<<<<

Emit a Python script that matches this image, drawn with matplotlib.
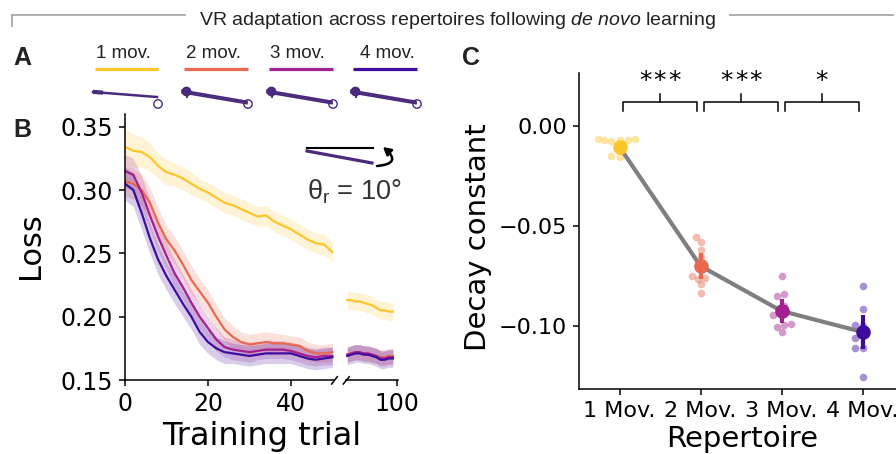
import numpy as np
import matplotlib
matplotlib.use("Agg")
import matplotlib.pyplot as plt
from matplotlib.patches import FancyArrowPatch, Circle

plt.rcParams["font.family"] = ["DejaVu Sans"]
plt.rcParams["mathtext.fontset"] = "custom"
plt.rcParams["mathtext.rm"] = "Liberation Sans"
plt.rcParams["mathtext.it"] = "Liberation Sans:italic"

# ---- panel B: loss during VR adaptation ----
trials_early = list(range(0, 51, 2))
trials_late = list(range(88, 100))

loss_1mov_early = [0.334, 0.331, 0.330, 0.326, 0.319, 0.314, 0.312, 0.309, 0.305, 0.301,
                   0.298, 0.294, 0.290, 0.288, 0.285, 0.282, 0.279, 0.280, 0.275, 0.272,
                   0.269, 0.265, 0.261, 0.258, 0.257, 0.251]
loss_2mov_early = [0.307, 0.305, 0.300, 0.290, 0.274, 0.261, 0.252, 0.241, 0.229, 0.220,
                   0.211, 0.200, 0.190, 0.184, 0.180, 0.178, 0.179, 0.180, 0.179, 0.179,
                   0.178, 0.177, 0.173, 0.171, 0.171, 0.172]
loss_3mov_early = [0.315, 0.312, 0.298, 0.280, 0.263, 0.248, 0.234, 0.223, 0.211, 0.200,
                   0.191, 0.182, 0.176, 0.174, 0.173, 0.172, 0.173, 0.174, 0.174, 0.174,
                   0.173, 0.171, 0.169, 0.168, 0.169, 0.169]
loss_4mov_early = [0.305, 0.300, 0.282, 0.262, 0.245, 0.232, 0.221, 0.210, 0.200, 0.188,
                   0.180, 0.175, 0.172, 0.171, 0.170, 0.169, 0.170, 0.171, 0.171, 0.171,
                   0.171, 0.169, 0.167, 0.166, 0.167, 0.168]

sem_1mov_early = [0.014, 0.013, 0.012, 0.011, 0.010, 0.010, 0.009, 0.009, 0.009, 0.008,
                  0.008, 0.008, 0.008, 0.008, 0.008, 0.008, 0.008, 0.008, 0.008, 0.008,
                  0.008, 0.008, 0.008, 0.008, 0.008, 0.008]
sem_2mov_early = [0.012, 0.012, 0.012, 0.012, 0.012, 0.011, 0.011, 0.011, 0.011, 0.010,
                  0.010, 0.010, 0.009, 0.009, 0.008, 0.008, 0.008, 0.008, 0.008, 0.007,
                  0.007, 0.007, 0.007, 0.007, 0.007, 0.007]
sem_3mov_early = [0.013, 0.013, 0.013, 0.012, 0.012, 0.011, 0.011, 0.010, 0.010, 0.010,
                  0.009, 0.009, 0.008, 0.008, 0.008, 0.008, 0.007, 0.007, 0.007, 0.007,
                  0.007, 0.007, 0.007, 0.007, 0.007, 0.007]
sem_4mov_early = [0.013, 0.013, 0.013, 0.012, 0.012, 0.011, 0.011, 0.010, 0.010, 0.010,
                  0.009, 0.009, 0.009, 0.008, 0.008, 0.008, 0.008, 0.008, 0.008, 0.008,
                  0.008, 0.008, 0.008, 0.008, 0.008, 0.008]

loss_1mov_late = [0.213, 0.213, 0.212, 0.212, 0.211, 0.210, 0.209, 0.207, 0.205, 0.205, 0.204, 0.204]
loss_2mov_late = [0.170, 0.171, 0.172, 0.171, 0.171, 0.170, 0.170, 0.169, 0.168, 0.168, 0.169, 0.169]
loss_3mov_late = [0.170, 0.171, 0.172, 0.172, 0.171, 0.171, 0.170, 0.169, 0.167, 0.167, 0.168, 0.168]
loss_4mov_late = [0.169, 0.170, 0.171, 0.171, 0.170, 0.170, 0.169, 0.168, 0.166, 0.166, 0.167, 0.167]
sem_1mov_late = [0.007] * 12
sem_2mov_late = [0.006] * 12
sem_3mov_late = [0.006] * 12
sem_4mov_late = [0.007] * 12

# ---- panel C: decay constant per repertoire ----
repertoires = ["1 Mov.", "2 Mov.", "3 Mov.", "4 Mov."]
decay_mean = [-0.0105, -0.070, -0.0925, -0.103]
decay_sem = [0.0015, 0.0065, 0.006, 0.0083]
decay_1mov = [-0.0065, -0.007, -0.0075, -0.007, -0.007, -0.0065, -0.015, -0.0155, -0.012]
decay_2mov = [-0.0555, -0.058, -0.062, -0.0655, -0.075, -0.0765, -0.076, -0.079, -0.0835]
decay_3mov = [-0.075, -0.085, -0.084, -0.0945, -0.1005, -0.0995, -0.099, -0.103, -0.090]
decay_4mov = [-0.080, -0.0915, -0.0995, -0.106, -0.111, -0.111, -0.1255, -0.100, -0.104]
n_stars = [3, 3, 1]

mov_labels = ["1 mov.", "2 mov.", "3 mov.", "4 mov."]

colors = ["#fcc62a", "#e8694f", "#a2208f", "#3e0b9f"]
traj_color = "#4a2a7a"

W, H = 896, 454
fig = plt.figure(figsize=(W / 100, H / 100), dpi=100)


def box(x0, y0, x1, y1):
    # pixel box -> figure fraction
    return [x0 / W, 1 - y1 / H, (x1 - x0) / W, (y1 - y0) / H]


ax_b = fig.add_axes(box(125, 114, 334, 380))
ax_b2 = fig.add_axes(box(346, 114, 398, 380))
ax_c = fig.add_axes(box(579, 73, 903, 389))

# ---------------- panel B ----------------
early = [loss_1mov_early, loss_2mov_early, loss_3mov_early, loss_4mov_early]
early_sem = [sem_1mov_early, sem_2mov_early, sem_3mov_early, sem_4mov_early]
late = [loss_1mov_late, loss_2mov_late, loss_3mov_late, loss_4mov_late]
late_sem = [sem_1mov_late, sem_2mov_late, sem_3mov_late, sem_4mov_late]

for c, y, s in zip(colors, early, early_sem):
    y, s = np.array(y), np.array(s)
    ax_b.fill_between(trials_early, y - s, y + s, color=c, alpha=0.2, lw=0)
    ax_b.plot(trials_early, y, color=c, lw=1.6)
for c, y, s in zip(colors, late, late_sem):
    y, s = np.array(y), np.array(s)
    ax_b2.fill_between(trials_late, y - s, y + s, color=c, alpha=0.2, lw=0)
    ax_b2.plot(trials_late, y, color=c, lw=1.6)

ax_b.set_xlim(0, 50.4)
ax_b.set_ylim(0.15, 0.36)
ax_b.set_xticks([0, 20, 40])
ax_b.set_yticks([0.15, 0.20, 0.25, 0.30, 0.35])
ax_b.set_yticklabels(["0.15", "0.20", "0.25", "0.30", "0.35"])
ax_b.spines[["top", "right"]].set_visible(False)

ax_b2.set_xlim(87.7, 100.24)
ax_b2.set_ylim(0.15, 0.36)
ax_b2.set_xticks([100])
ax_b2.set_yticks([])
ax_b2.spines[["top", "right", "left"]].set_visible(False)

for ax in (ax_b, ax_b2):
    ax.tick_params(labelsize=17, length=4.5, width=1.1, pad=4)
    for sp in ax.spines.values():
        sp.set_linewidth(1.1)

# ---------------- panel C ----------------
xs = np.arange(len(repertoires))
subjects = [decay_1mov, decay_2mov, decay_3mov, decay_4mov]
jitter = [[-0.27, -0.19, -0.10, 0.0, 0.10, 0.19, -0.10, 0.0, 0.0],
          [-0.05, 0.0, 0.0, 0.0, -0.11, -0.03, 0.06, 0.0, 0.0],
          [0.0, -0.06, 0.03, -0.10, -0.05, 0.03, 0.12, 0.0, 0.03],
          [0.0, 0.0, -0.09, -0.09, -0.09, 0.0, 0.0, 0.0, 0.0]]
for i in range(len(repertoires)):
    ax_c.scatter(xs[i] + np.array(jitter[i]), subjects[i], s=30, color=colors[i],
                 alpha=0.45, lw=0, zorder=1)
ax_c.plot(xs, decay_mean, color="#7f7f7f", lw=3, zorder=2)
for i in range(len(repertoires)):
    ax_c.errorbar(xs[i], decay_mean[i], yerr=decay_sem[i], fmt="o", color=colors[i],
                  ms=9.5, elinewidth=3, capsize=0, zorder=3)

for i, n in enumerate(n_stars):
    ax_c.plot([i + 0.04, i + 0.04, i + 0.96, i + 0.96], [0.0075, 0.012, 0.012, 0.0075],
              color="k", lw=1.1, clip_on=False)
    ax_c.plot([i + 0.5, i + 0.5], [0.012, 0.016], color="k", lw=1.1, clip_on=False)
    for k in range(n):
        ax_c.text(i + 0.5 + (k - (n - 1) / 2) * 0.18, 0.019, "*", fontsize=18,
                  ha="center", va="baseline")

ax_c.set_xlim(-0.5, 3.5)
ax_c.set_ylim(-0.1315, 0.0265)
ax_c.set_xticks(xs)
ax_c.set_xticklabels(repertoires)
ax_c.set_yticks([0.0, -0.05, -0.10])
ax_c.spines[["top", "right"]].set_visible(False)
ax_c.tick_params(labelsize=16, length=4.5, width=1.1, pad=4)
for sp in ax_c.spines.values():
    sp.set_linewidth(1.1)

# ---------------- overlay in pixel coordinates ----------------
ov = fig.add_axes([0, 0, 1, 1])
ov.set_xlim(0, W)
ov.set_ylim(H, 0)
ov.set_axis_off()

# title with grey rule
ov.text(457.5, 25, r"VR adaptation across repertoires following $\mathit{de\ novo}$ learning",
        fontsize=14, family="Liberation Sans", ha="center", va="baseline", color="#222222")
ov.plot([12, 185], [15, 15], color="#a8a8a8", lw=1.3)
ov.plot([12, 12], [15, 26], color="#a8a8a8", lw=1.3)
ov.plot([730, 893], [15, 15], color="#a8a8a8", lw=1.3)

# panel letters
for letter, x, y in [("A", 22, 65), ("B", 22, 137), ("C", 471, 65)]:
    ov.text(x, y, letter, fontsize=18, fontweight="bold", family="Liberation Sans",
            ha="center", va="baseline", color="#222222")

# panel A: repertoire labels + example reaches
label_x = [123.5, 214, 297, 387]
line_x = [(95, 158), (184, 248), (269, 333), (353, 417)]
for i, lab in enumerate(mov_labels):
    ov.text(label_x[i], 58, lab, fontsize=13.5, family="Liberation Sans",
            ha="center", va="baseline", color="#222222")
    ov.plot(line_x[i], [69, 69], color=colors[i], lw=2.3, solid_capstyle="butt")
    x0, x1 = line_x[i][0] - 2, line_x[i][1] - 1
    if i == 0:
        ov.plot([x0, x1], [92, 97], color=traj_color, lw=1.8)
        ov.plot([x0 + 2, x0 + 8], [92, 92.5], color=traj_color, lw=3)
    else:
        for dy in (-1.2, 0.0, 1.2):
            ov.plot([x0, x1], [91.5 + dy, 102.5 + dy], color=traj_color, lw=1.2)
        ov.plot([x0 + 4], [91], "o", color=traj_color, ms=6)
        ov.plot([x0 + 6, x0 + 5], [93, 97], color=traj_color, lw=1.4)
    ov.add_patch(Circle((x1 + 1, 104), 4.2, fill=False, ec=traj_color, lw=1.0))

# panel B: rotation inset
ov.plot([307, 373], [148, 148], color="k", lw=1.5)
ov.plot([307, 372], [151, 163], color=traj_color, lw=2.3)
ov.add_patch(FancyArrowPatch((377, 166), (383, 147), connectionstyle="arc3,rad=1.2",
                             arrowstyle="-|>,head_length=0.45,head_width=0.25",
                             mutation_scale=10, color="k", lw=1.8, shrinkA=0, shrinkB=0))
ov.text(307, 200, r"$\mathregular{θ_r}$ = 10°", fontsize=19.5, family="Liberation Sans",
        ha="left", va="baseline", color="#333333")

# broken axis marks
ov.plot([331.7, 337.3], [384, 376.7], color="k", lw=1.1)
ov.plot([343.3, 349.3], [384, 376.7], color="k", lw=1.1)

# axis labels
ov.text(262, 445, "Training trial", fontsize=23, ha="center", va="baseline")
ov.text(31, 246, "Loss", fontsize=22, rotation=90, ha="center", va="center")
ov.text(742, 447, "Repertoire", fontsize=21, ha="center", va="baseline")
ov.text(478, 237, "Decay constant", fontsize=21, rotation=90, ha="center", va="center")

fig.savefig("out.png", dpi=100)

>>>>

Repeat only what lies between the start of the data and the end of the line containing "0.171, 0.169, 0.167, 0.166, 0.167, 0.168]", exactly, with pictures left out.

**THE REPLY**:
Emit a Python script that matches this image, drawn with matplotlib.
import numpy as np
import matplotlib
matplotlib.use("Agg")
import matplotlib.pyplot as plt
from matplotlib.patches import FancyArrowPatch, Circle

plt.rcParams["font.family"] = ["DejaVu Sans"]
plt.rcParams["mathtext.fontset"] = "custom"
plt.rcParams["mathtext.rm"] = "Liberation Sans"
plt.rcParams["mathtext.it"] = "Liberation Sans:italic"

# ---- panel B: loss during VR adaptation ----
trials_early = list(range(0, 51, 2))
trials_late = list(range(88, 100))

loss_1mov_early = [0.334, 0.331, 0.330, 0.326, 0.319, 0.314, 0.312, 0.309, 0.305, 0.301,
                   0.298, 0.294, 0.290, 0.288, 0.285, 0.282, 0.279, 0.280, 0.275, 0.272,
                   0.269, 0.265, 0.261, 0.258, 0.257, 0.251]
loss_2mov_early = [0.307, 0.305, 0.300, 0.290, 0.274, 0.261, 0.252, 0.241, 0.229, 0.220,
                   0.211, 0.200, 0.190, 0.184, 0.180, 0.178, 0.179, 0.180, 0.179, 0.179,
                   0.178, 0.177, 0.173, 0.171, 0.171, 0.172]
loss_3mov_early = [0.315, 0.312, 0.298, 0.280, 0.263, 0.248, 0.234, 0.223, 0.211, 0.200,
                   0.191, 0.182, 0.176, 0.174, 0.173, 0.172, 0.173, 0.174, 0.174, 0.174,
                   0.173, 0.171, 0.169, 0.168, 0.169, 0.169]
loss_4mov_early = [0.305, 0.300, 0.282, 0.262, 0.245, 0.232, 0.221, 0.210, 0.200, 0.188,
                   0.180, 0.175, 0.172, 0.171, 0.170, 0.169, 0.170, 0.171, 0.171, 0.171,
                   0.171, 0.169, 0.167, 0.166, 0.167, 0.168]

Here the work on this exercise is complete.